» **GIVEN DATA**
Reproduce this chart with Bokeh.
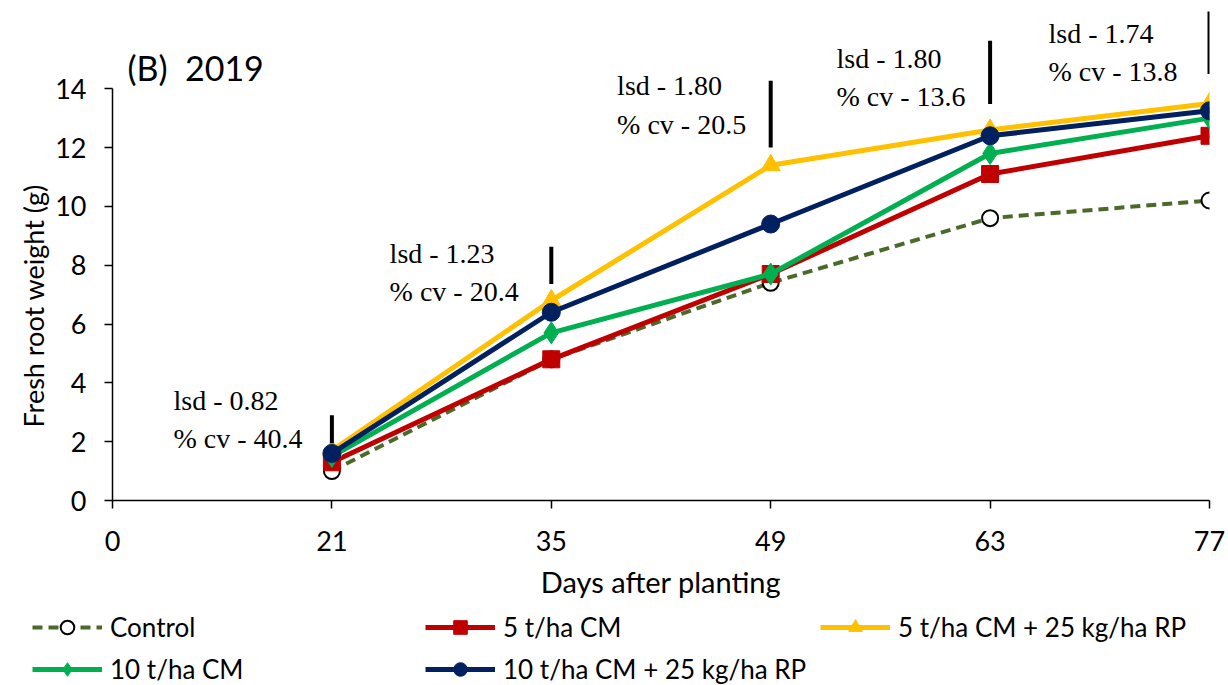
from bokeh.plotting import figure
from bokeh.layouts import column
from bokeh.models import Range1d, Legend, LegendItem, Label, FixedTicker, ColumnDataSource, Title
from bokeh.embed import file_html
from bokeh.resources import INLINE

# ---------------- data ----------------
day_labels = ["0", "21", "35", "49", "63", "77"]
sample_pos = [1, 2, 3, 4, 5]          # category positions of 21..77 days

control = [1.0, 4.8, 7.4, 9.6, 10.2]
cm5 = [1.3, 4.8, 7.7, 11.1, 12.4]
cm5_rp = [1.7, 6.8, 11.4, 12.6, 13.5]
cm10 = [1.5, 5.7, 7.7, 11.8, 13.0]
cm10_rp = [1.6, 6.4, 9.4, 12.4, 13.25]

lsd_text = ["0.82", "1.23", "1.80", "1.80", "1.74"]
cv_text = ["40.4", "20.4", "20.5", "13.6", "13.8"]
lsd_bar_low = [1.95, 7.36, 12.0, 13.48, 14.5]
lsd_bar_high = [2.9, 8.63, 14.27, 15.63, 16.63]

y_ticks = [0, 2, 4, 6, 8, 10, 12, 14]

# annotation anchors (layout, not data)
ann_x = [0.278, 1.263, 2.30, 3.30, 4.266]
ann_y = [3.40, 8.39, 14.10, 15.02, 15.87]
line_gap = 1.30

FONT = "Lato"
SERIF = "Liberation Serif"

p = figure(width=1228, height=610, output_backend="svg", toolbar_location=None,
           x_range=Range1d(0, 5), y_range=Range1d(0, 17.0),
           min_border_left=112, min_border_right=19, min_border_top=0,
           min_border_bottom=110)
p.outline_line_color = None
p.xgrid.visible = False
p.ygrid.visible = False
p.background_fill_color = "white"
p.border_fill_color = "white"

# axes
p.xaxis.ticker = FixedTicker(ticks=list(range(len(day_labels))))
p.xaxis.major_label_overrides = {i: s for i, s in enumerate(day_labels)}
p.yaxis.ticker = FixedTicker(ticks=y_ticks)
p.yaxis.bounds = (0, 14)
for ax in (p.xaxis[0], p.yaxis[0]):
    ax.axis_line_color = "black"
    ax.axis_line_width = 1.5
    ax.major_tick_line_color = "black"
    ax.major_tick_line_width = 1.5
    ax.major_tick_out = 8
    ax.major_tick_in = 0
    ax.minor_tick_line_color = None
    ax.major_label_text_font = FONT
    ax.major_label_text_font_size = "27px"
    ax.major_label_text_color = "black"
    ax.axis_label_text_font = FONT
    ax.axis_label_text_font_size = "29px"
    ax.axis_label_text_font_style = "normal"
    ax.axis_label_text_color = "black"
p.xaxis.axis_label = "Days after planting"
p.xaxis.major_label_standoff = 22
p.yaxis.major_label_standoff = 18
p.xaxis.axis_label_standoff = 10

# y-axis title placed along the 0-14 axis span
p.add_layout(Title(text="Fresh root weight (g)", align="left", offset=73,
                   text_font=FONT, text_font_size="27px", text_font_style="normal",
                   text_color="black", standoff=6), "left")

# series
series = [
    ("Control", control, "#4A6A2A", "circle", "white", "black", 16, "10 6", 4),
    ("5 t/ha CM", cm5, "#C00000", "square", "#C00000", "#C00000", 17, "solid", 5),
    ("5 t/ha CM + 25 kg/ha RP", cm5_rp, "#FFC000", "triangle", "#FFC000", "#FFC000", 19, "solid", 5),
    ("10 t/ha CM", cm10, "#00B050", "diamond", "#00B050", "#00B050", 22, "solid", 5),
    ("10 t/ha CM + 25 kg/ha RP", cm10_rp, "#002060", "circle", "#002060", "#002060", 18, "solid", 5),
]
for name, ys, col, mk, fill, edge, sz, dash, lw in series:
    src = ColumnDataSource(dict(x=sample_pos, y=ys))
    p.line("x", "y", source=src, line_color=col, line_width=lw, line_dash=dash)
    p.scatter("x", "y", source=src, marker=mk, size=sz, fill_color=fill,
              line_color=edge, line_width=2 if name == "Control" else 1)

# lsd bars
p.segment(x0=sample_pos, y0=lsd_bar_low, x1=sample_pos, y1=lsd_bar_high,
          line_color="black", line_width=4)

# lsd / cv texts
for xa, ya, l, c in zip(ann_x, ann_y, lsd_text, cv_text):
    p.add_layout(Label(x=xa, y=ya, text="lsd - " + l, text_font=SERIF,
                       text_font_size="28px", text_baseline="middle", text_color="black"))
    p.add_layout(Label(x=xa, y=ya - line_gap, text="% cv - " + c, text_font=SERIF,
                       text_font_size="28px", text_baseline="middle", text_color="black"))

# panel title
p.add_layout(Label(x=0.068, y=14.71, text="(B)\u00a0 2019", text_font=FONT,
                   text_font_size="34px", text_baseline="middle", text_color="black"))

# ---------------- legend strip ----------------
leg = figure(width=1228, height=75, output_backend="svg", toolbar_location=None,
             x_range=Range1d(0, 1), y_range=Range1d(0, 1),
             x_axis_location=None, y_axis_location=None,
             min_border_left=0, min_border_right=0, min_border_top=0, min_border_bottom=0)
leg.frame_align = False
leg.outline_line_color = None
leg.xgrid.visible = False
leg.ygrid.visible = False

legend_pos = [(32, 41), (425, 41), (820, 41), (32, -1), (425, -1)]
for (name, ys, col, mk, fill, edge, sz, dash, lw), loc in zip(series, legend_pos):
    # legend key renderers sit outside the strip's range so only the keys show
    lr = leg.line([5, 6], [5, 6], line_color=col, line_width=lw, line_dash=dash)
    sr = leg.scatter([5], [5], marker=mk, size=sz, fill_color=fill,
                     line_color=edge, line_width=2 if name == "Control" else 1)
    lg = Legend(items=[LegendItem(label=name, renderers=[lr, sr])], location=loc,
                label_text_font=FONT, label_text_font_size="26px", label_text_color="black",
                glyph_width=70, glyph_height=34, label_standoff=8, label_height=34,
                padding=0, margin=0, spacing=0,
                border_line_color=None, background_fill_alpha=0)
    leg.add_layout(lg)

layout = column(p, leg, spacing=0)
open("out.html", "w").write(file_html(layout, INLINE))
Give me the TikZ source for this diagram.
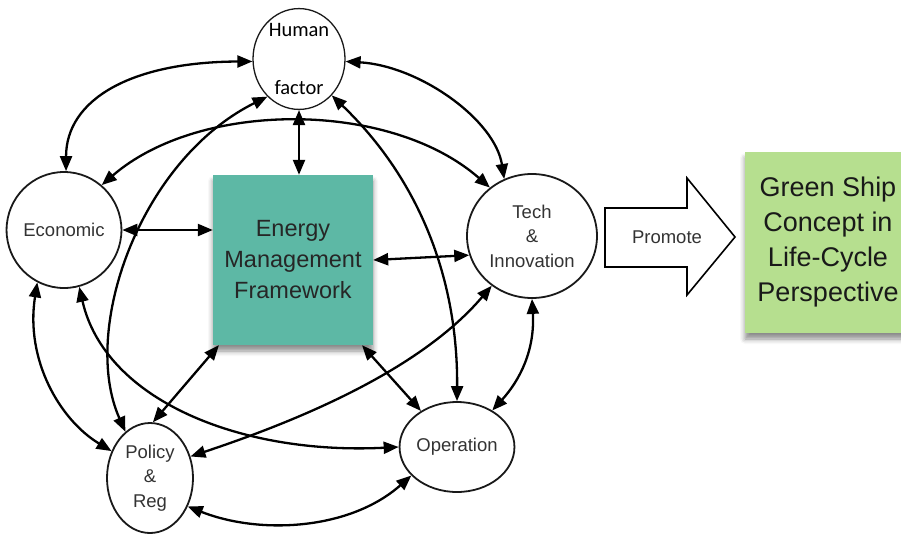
\documentclass[tikz,border=0pt]{standalone}
\usepackage{fontspec}
\setmainfont{Liberation Sans}
\newfontfamily\carl{Carlito}
\usetikzlibrary{arrows.meta,shadows.blur,shapes.geometric}
\definecolor{tealbox}{HTML}{5DB8A5}
\definecolor{greenbox}{HTML}{B6DF8F}
\definecolor{txt}{HTML}{333333}
\begin{document}
\begin{tikzpicture}[x=1pt,y=-1pt,
  ovalnode/.style={draw=black!90,line width=1.8pt,fill=white,ellipse,inner sep=0pt,
    text=txt,align=center,font=\fontsize{18.5}{24.5}\selectfont},
  dbl/.style={{Triangle[length=15pt,width=12pt]}-{Triangle[length=15pt,width=12pt]},line width=2.3pt,black},
  boxshadow/.style={blur shadow={shadow xshift=0pt,shadow yshift=-6pt,shadow blur radius=5pt,shadow opacity=45}}]
\useasboundingbox (0,0) rectangle (901,536);
\clip (0,0) rectangle (901,536);

% nodes
\node[ovalnode,minimum width=92pt,minimum height=92pt,line width=1.3pt,text=black,
  font=\carl\fontsize{20.5}{58}\selectfont] (hum) at (299,59) {Human\\factor};
\node[ovalnode,minimum width=110pt,minimum height=116pt] (eco) at (64,230) {Economic};
\node[ovalnode,minimum width=130pt,minimum height=124pt] (tech) at (532,236) {Tech\\\&\\Innovation};
\node[ovalnode,minimum width=86pt,minimum height=110pt] (pol) at (150,478) {Policy\\\&\\Reg};
\node[ovalnode,minimum width=104pt,minimum height=90pt] (op) at (457,447) {Operation};
\node[rectangle,fill=tealbox,minimum width=160pt,minimum height=170pt,boxshadow,
  text=black!85,align=center,font=\fontsize{23.5}{31}\selectfont] (en) at (293,260)
  {Energy\\Management\\Framework};
\node[rectangle,fill=greenbox,minimum width=166pt,minimum height=181pt,boxshadow,
  text=black!90,align=center,font=\fontsize{27}{35}\selectfont] (gs) at (828,242.5)
  {Green Ship\\Concept in\\Life-Cycle\\Perspective};

% promote arrow
\draw[line width=1.6pt,fill=white] (605,208) -- (687,208) -- (687,178) -- (735,237)
  -- (687,295) -- (687,267) -- (605,267) -- cycle;
\node[text=txt,font=\fontsize{18.5}{22}\selectfont] (prom) at (667,237) {Promote};

% connectors
\draw[dbl] (hum.183) .. controls (130,62) and (66,100) .. (eco.88);
\draw[dbl] (hum.357) .. controls (420,66) and (495,120) .. (tech.116);
\draw[dbl] (hum.south) -- (hum.south |- en.north);
\draw[dbl] (eco.east) -- (eco.east -| en.west);
\draw[dbl] (en.east) -- (tech.197);
\draw[dbl] (eco.50) .. controls (200,100) and (390,100) .. (tech.131);
\draw[dbl] (hum.230) .. controls (140,160) and (80,330) .. (pol.118);
\draw[dbl] (hum.312) .. controls (420,180) and (458,280) .. (op.north);
\draw[dbl] (eco.243) .. controls (25,360) and (60,420) .. (pol.145);
\draw[dbl] (eco.285) .. controls (105,400) and (240,455) .. (op.west);
\draw[dbl] (en.229) -- (pol.87);
\draw[dbl] (en.309) -- (op.135);
\draw[dbl] (tech.231) .. controls (420,370) and (300,420) .. (pol.28);
\draw[dbl] (tech.south) .. controls (535,350) and (520,380) .. (op.46);
\draw[dbl] (pol.323) .. controls (260,535) and (350,530) .. (op.212);
\end{tikzpicture}
\end{document}
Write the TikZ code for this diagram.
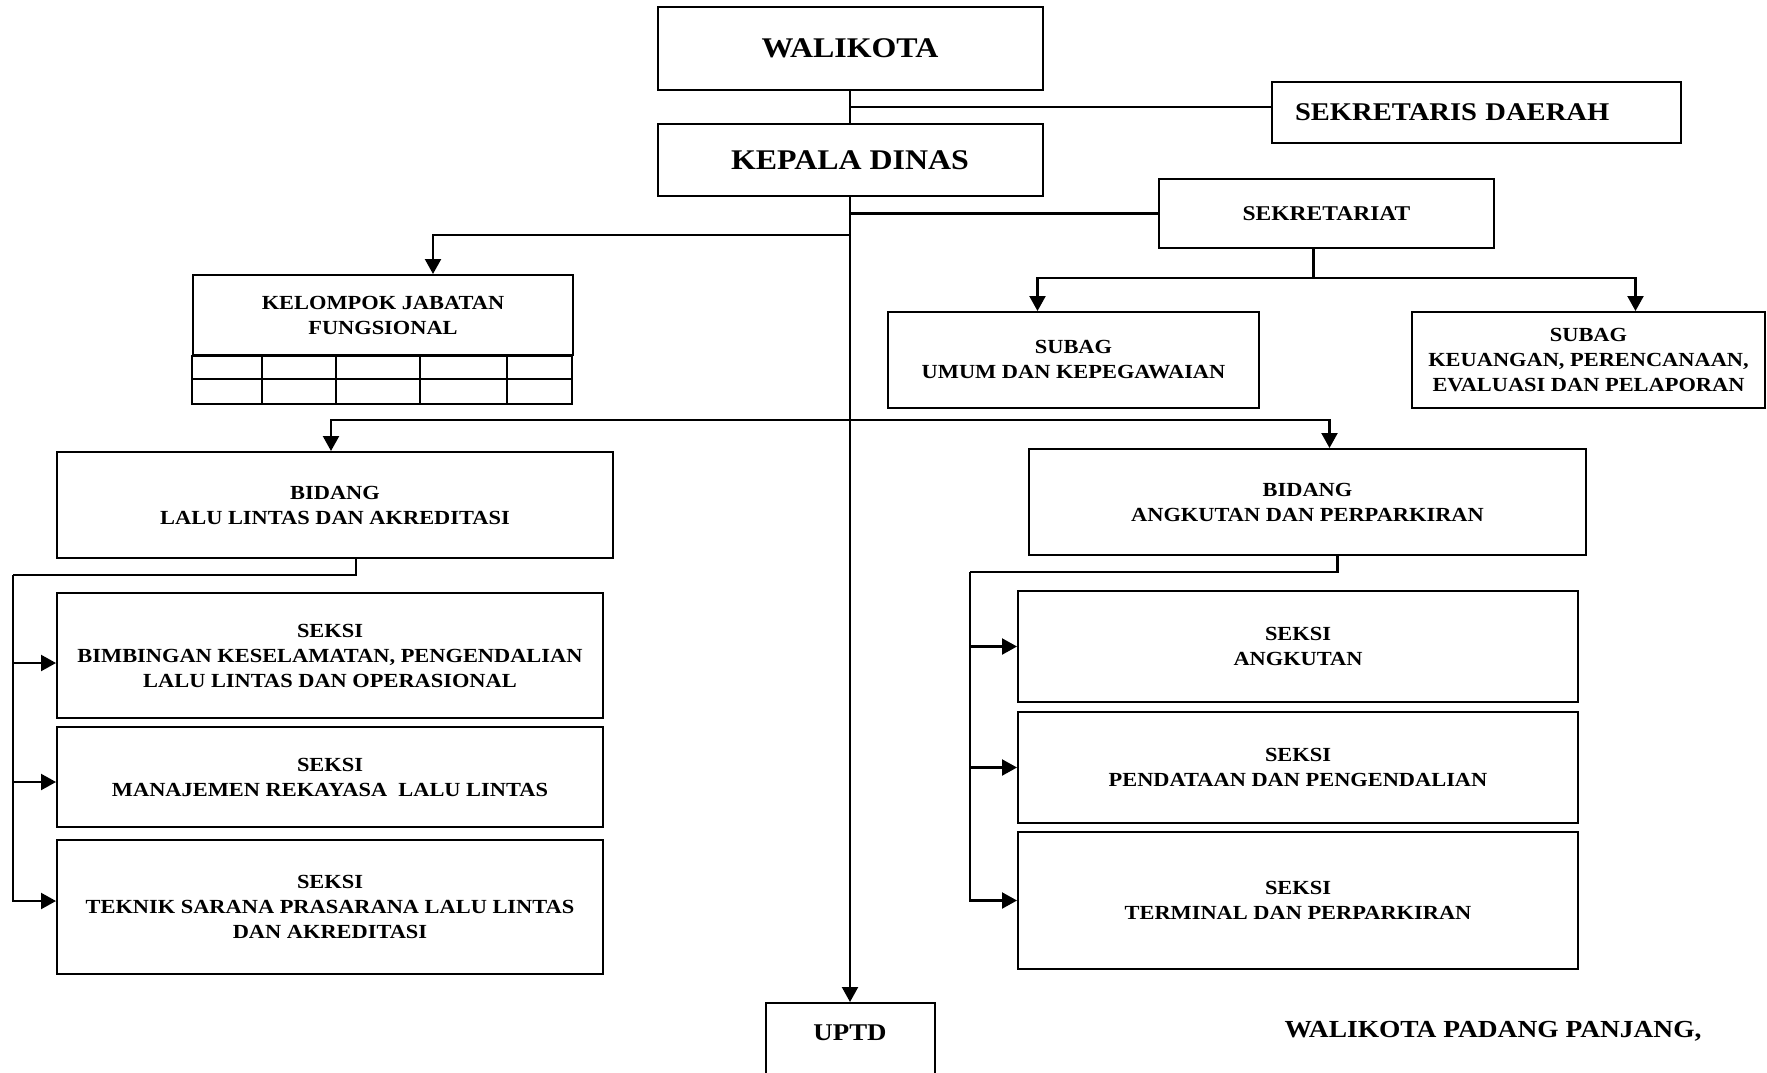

» **TASK**
Without the pictures, return the listing above from its first line through the line that has "lsd_bar_high = [2.9, 8.63, 14.27, 15.63, 16.63]".

» **EXPECTED ANSWER**
Reproduce this chart with Bokeh.
from bokeh.plotting import figure
from bokeh.layouts import column
from bokeh.models import Range1d, Legend, LegendItem, Label, FixedTicker, ColumnDataSource, Title
from bokeh.embed import file_html
from bokeh.resources import INLINE

# ---------------- data ----------------
day_labels = ["0", "21", "35", "49", "63", "77"]
sample_pos = [1, 2, 3, 4, 5]          # category positions of 21..77 days

control = [1.0, 4.8, 7.4, 9.6, 10.2]
cm5 = [1.3, 4.8, 7.7, 11.1, 12.4]
cm5_rp = [1.7, 6.8, 11.4, 12.6, 13.5]
cm10 = [1.5, 5.7, 7.7, 11.8, 13.0]
cm10_rp = [1.6, 6.4, 9.4, 12.4, 13.25]

lsd_text = ["0.82", "1.23", "1.80", "1.80", "1.74"]
cv_text = ["40.4", "20.4", "20.5", "13.6", "13.8"]
lsd_bar_low = [1.95, 7.36, 12.0, 13.48, 14.5]
lsd_bar_high = [2.9, 8.63, 14.27, 15.63, 16.63]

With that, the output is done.